Sharlee D’angelo of Arch Enemy

I think it’s great actually that people are getting interested in musicianship as such again – especially the guitar players, you’d be amazed by how fast they are, and their technique and everything. And some of them, you give them a few more years and I think someone will probably come up with stuff even better. So I think it’s a good thing. People start out playing a lot of technical stuff and then after a while they’ll probably slow down a little bit and just use whatever musical abilities they have to go to the next level.

Dan Briggs of Between The Buried and Me

As far as when we’re writing, we approach every song differently, but it's always just starting somewhere and not knowing exactly where the song is gonna go. Someone might have a part pre-written that is some sort of down tempo, boom-chuck-type thing, or a piano thing, and we'll be like “oh, that's cool” and it'll spark ideas for how to get there and how to get out of it.

Jeroen Paul Thesseling of Obscura

Maybe the reason why the bass work sounds a little different than on most metal albums, and death metal albums, is because I [was] working with Pestilence in the early 90s. And I was recording bass for their fourth album, Spheres. And at that time, the metal scene was totally not open-minded at all. We were very much into fusion and jazz, and we had this idea for a different direction and, actually, those guys gave me carte blanche – they gave me all the space I needed to put my own stamp on the album. So bass was, first of all, very audible on the record. But also, it was my first chance in death metal to put my own stamp on a death metal production.
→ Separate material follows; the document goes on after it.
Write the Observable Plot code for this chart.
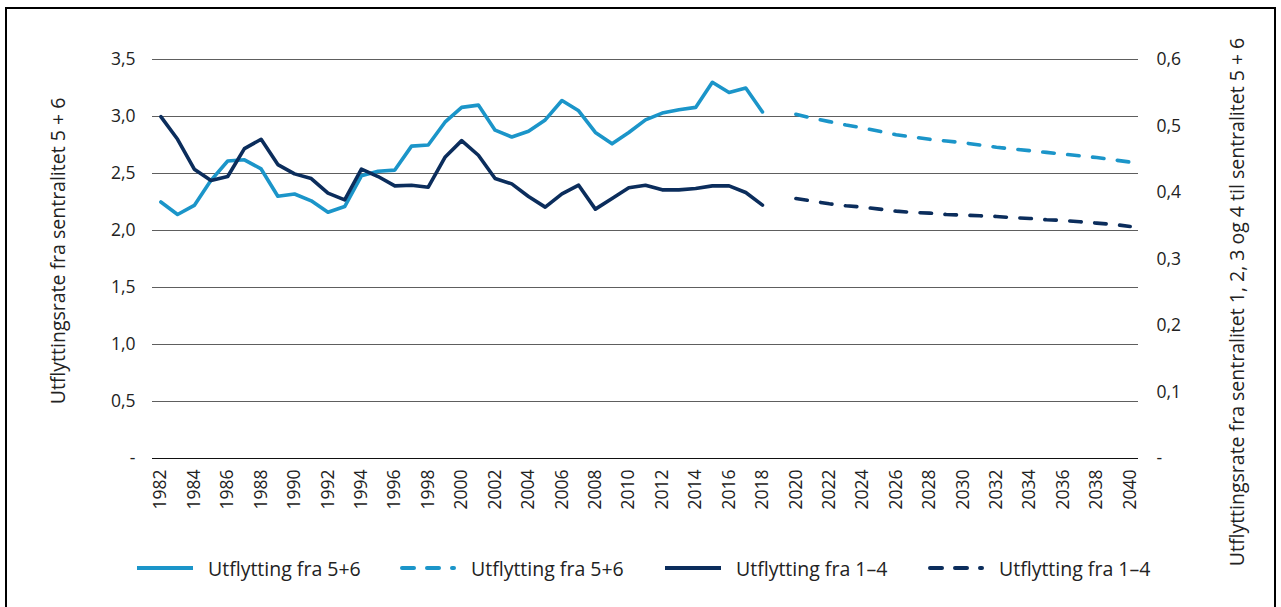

Byron Stroud of Fear Factory

I find a lot bass players – especially [bassists who] played with Devin before me – they're like guitar players that play bass, or just come along and start playing bass. I think I brought a different thought process to it. I came in as a bass player, and musically that's about it. But I bring in a lot of [the] business side of things too. A lot of bands, especially with Strapping, didn't have any kind of business direction, and I came on board and definitely helped with that.